Конечно, мне очень грустно, что остаются незаконченными две основные работы двадцати последних лет моей жизни, но что поделаешь! "Всему положен свой предел". И здоровье, и возраст не позволяют мне надеяться, что "после дождика в четверг" еще удастся завершить эти работы. Ведь я уже "достиг до этого возраста пятидесяти пяти лет, с каковыми, столь счастливо, я, благодаря милости Божьей, иду вперед"... Правда, европеец рассмеялся бы: какая же это старость - пятьдесят пять лет! это только расцвет "возмужалости", которую физиологи (европейские!) заканчивают 67-ми лет! Недаром во Франции без всякой иронии говорят - "un jeune homme de quarante ans"; недаром добродушный Сильвестр Боннар огорчился, когда его назвали стариком:
"est-on un vieillard a soixante-deux ans?"; недаром восьмидесятилетний Клемансо на предложение "омолодиться" по способу Штейнаха ответил, что он с благодарностью воспользуется этим предложением "quand la vieillesse viendra". Но мы, россияне, пережившие уже полтора десятилетия революции, в которых месяц считается за год, безмерно старше наших европейских собратьев, мы все прожили уже мафусаиловы века, и сроки наши уже исчислены.

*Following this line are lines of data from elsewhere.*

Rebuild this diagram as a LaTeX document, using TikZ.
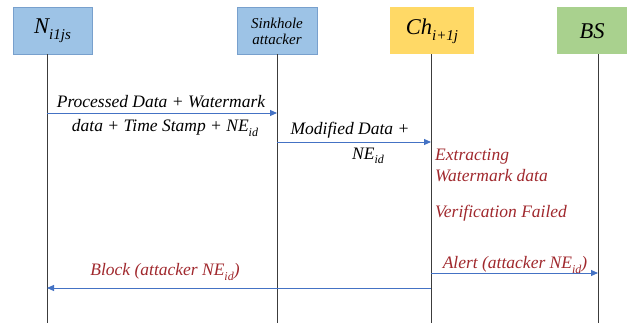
\documentclass[tikz,border=0pt]{standalone}
\usepackage{fontspec}
\setmainfont{Liberation Serif}
\usetikzlibrary{arrows.meta}
\definecolor{boxblue}{RGB}{157,195,230}
\definecolor{boxblueline}{RGB}{120,160,205}
\definecolor{boxyellow}{RGB}{255,217,102}
\definecolor{boxgreen}{RGB}{169,209,142}
\definecolor{msgblue}{RGB}{68,114,196}
\definecolor{noteRed}{RGB}{160,40,45}
\definecolor{lifegray}{RGB}{60,60,60}
\newcommand{\sub}[1]{\raisebox{-0.28em}{\fontsize{15}{15}\selectfont #1}}
\newcommand{\lsub}[1]{\raisebox{-0.25em}{\fontsize{12}{12}\selectfont #1}}
\tikzset{
  actor/.style={minimum height=47pt, inner sep=0pt,
                font=\itshape\fontsize{22.5}{24}\selectfont},
  smallactor/.style={minimum height=47pt, inner sep=0pt, align=center,
                font=\itshape\fontsize{15}{16}\selectfont},
  lifeline/.style={draw=lifegray, line width=0.8pt},
  msg/.style={draw=msgblue, line width=0.9pt, -{Triangle[length=7pt,width=6pt]}},
  msgtext/.style={font=\itshape\fontsize{17.5}{19}\selectfont, inner sep=0pt},
  note/.style={font=\itshape\fontsize{17.5}{19}\selectfont, inner sep=0pt, text=noteRed}
}
\begin{document}
\begin{tikzpicture}[x=1pt, y=-1pt]
\useasboundingbox (0,0) rectangle (634,323);

% participants
\node[actor, fill=boxblue, draw=boxblueline, minimum width=79pt] (src) at (52.5,31)
      {N\sub{i1js}};
\node[smallactor, fill=boxblue, draw=boxblueline, minimum width=80pt] (sink) at (277,31)
      {Sinkhole\\attacker};
\node[actor, fill=boxyellow, minimum width=84pt] (ch) at (432,31)
      {Ch\sub{i+1j}};
\node[actor, fill=boxgreen, minimum width=70pt] (bs) at (592,31)
      {BS};

% lifeline ends
\coordinate (srcT) at (47,54.5);  \coordinate (srcB) at (47,323);
\coordinate (sinkT) at (277,54.5); \coordinate (sinkB) at (277,323);
\coordinate (chT) at (431,54.5);  \coordinate (chB) at (431,323);
\coordinate (bsT) at (598,54.5);  \coordinate (bsB) at (598,323);
\draw[lifeline] (srcT) -- (srcB);
\draw[lifeline] (sinkT) -- (sinkB);
\draw[lifeline] (chT) -- (chB);
\draw[lifeline] (bsT) -- (bsB);

% message anchor points on the lifelines
\coordinate (m1a) at (47,113);  \coordinate (m1b) at (277,113);
\coordinate (m2a) at (277,142); \coordinate (m2b) at (431,142);
\coordinate (m3a) at (431,273); \coordinate (m3b) at (598,273);
\coordinate (m4a) at (431,288); \coordinate (m4b) at (47,288);

\draw[msg] (m1a) -- (m1b);
\draw[msg] (m2a) -- (m2b);
\draw[msg] (m3a) -- (m3b);
\draw[msg] (m4a) -- (m4b);

% message labels
\node[msgtext] (l1a) at (161,102) {Processed Data + Watermark};
\node[msgtext] (l1b) at (165,128) {data + Time Stamp + NE\lsub{id}};
\node[msgtext] (l2a) at (350,130) {Modified Data +};
\node[msgtext] (l2b) at (368,156) {NE\lsub{id}};
\node[note, anchor=west] (n1) at (435,157) {Extracting};
\node[note, anchor=west] (n2) at (435,176) {Watermark data};
\node[note, anchor=west] (n3) at (435,213) {Verification Failed};
\node[note] (l3) at (515,265) {Alert (attacker NE\lsub{id})};
\node[note] (l4) at (165,272) {Block (attacker NE\lsub{id})};
\end{tikzpicture}
\end{document}
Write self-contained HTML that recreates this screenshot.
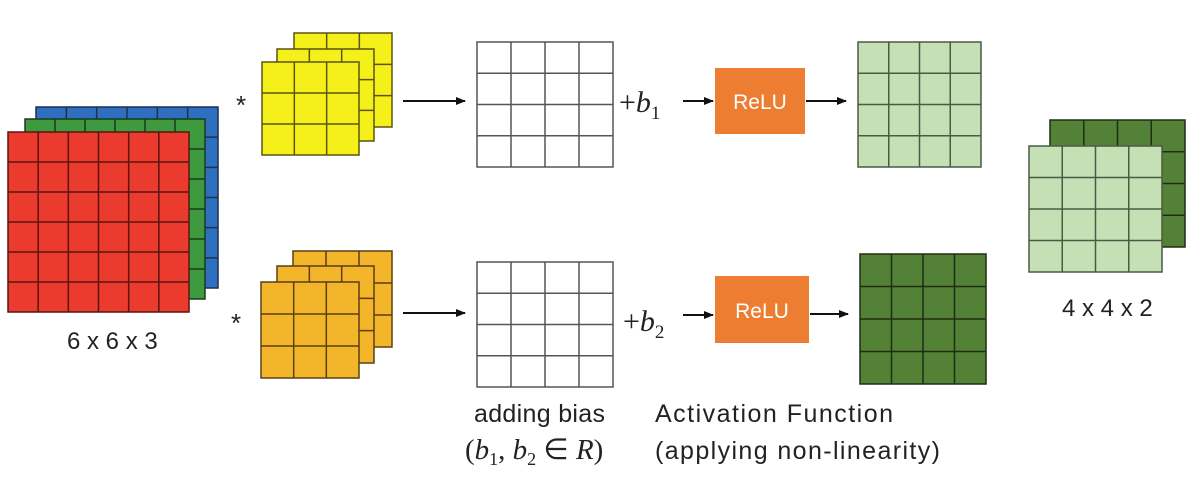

Но - dum spiro spero, и потому, все еще не желая окончательно отказаться от надежды закончить свои работы по Салтыкову и Блоку, я, когда исполнилось уже полтора года со дня моего "юбилея" и когда все это описание его было уже закончено, написал письмо в Москву Максиму Горькому. Это {214} письмо, подводящее итоги и вкратце суммирующее содержание всего моего "Юбилея" и моей "Ссылки", явится к ним вполне подходящим эпилогом, поэтому привожу его здесь дословно:
"Содержание настоящего письма моего к Вам, Алексей Максимович - чисто литературное, но, к сожалению, оно требует хоть и краткого, но вполне нелитературного предисловия.
Нисколько не сомневаюсь, что Вы, возглавляющий Союз Писателей, были в свое время (полтора года тому назад) осведомлены о моем аресте, тюремном семимесячном заключении и последующей ссылке (по фамусовской традиции: "в глушь, в Саратов"). Не сомневаюсь также, что мимо такой судьбы писателя, тридцать лет работавшего в русской литературе, Вы не могли пройти безучастно, и, вероятно, наводили справки у тех, кому о том ведать надлежит, о причинах, заставивших столь необычным в летописях литературы способом почтить тридцатилетний юбилей писателя (по шуточной прихоти судьбы, арест мой - 2-го февраля 1933 года - состоялся как раз в самый день этого тридцатилетия моей литературной деятельности).
Возможно даже, что Вы простерли свою внимательность до того - по крайней мере поступил бы так я на Вашем месте, - что пожелали ознакомиться с самими протоколами "дела об идейно-организационном центре народничества", - при Вашем положении это не могло встретить затруднений. Но если даже Вы и ознакомились с этими протоколами, то боюсь, что Вас все же неверно информировали, - а именно, показали Вам протоколы "А", излагавшие точку зрения следствия, и не показали параллельных протоколов "Б", написанных мною лично и точку зрения следствия совершенно отвергавших. Но дело не в этом, и все-то "дело" это - давно прошедшее, имеющее годовую давность; да и "дела"-то моего {215} в действительности никакого не было, оно было пристегнуто ко мне ad hoc, с целью насильственным путем прекратить мою историко-литературную работу, особенно напряженную как раз в последние годы. Вот об этой работе я и хочу написать Вам, полагая, что если Вам совершенно безразлична моя личная судьба, то не может быть безразлична потеря тех культурных ценностей, возместить которые не так-то легко, а в некоторых случаях и невозможно. Заканчивая этим краткое нелитературное предисловие, перехожу к вопросам той литературы, которой все мы, писатели, хоть и по-разному, но по мере разумения служим.
Впрочем - еще одно слово. Следователь, который вел мое "дело", все время уверял меня, что мне в дальнейшем дана будет полная возможность продолжать ту литературную работу, которую я вел последние годы: "Если этого не будет, то вы можете громко заявить, что советская власть вас обманула". Конечно, следователь - небольшая сошка, но все же и он является носителем какой-то части "советской власти". Прошел уже год - и за это время я вполне убедился, что всякая возможность "дальнейшей работы" для меня отрезана. И это очень печально - не столько для меня (ведь всех нас раньше или позже насильственно отрешат от нашей земной работы), сколько для той работы, которую, по создавшимся условиям, никто, кроме меня, выполнить не может. На этой чисто литературной стороне дела я и остановлюсь несколько подробнее.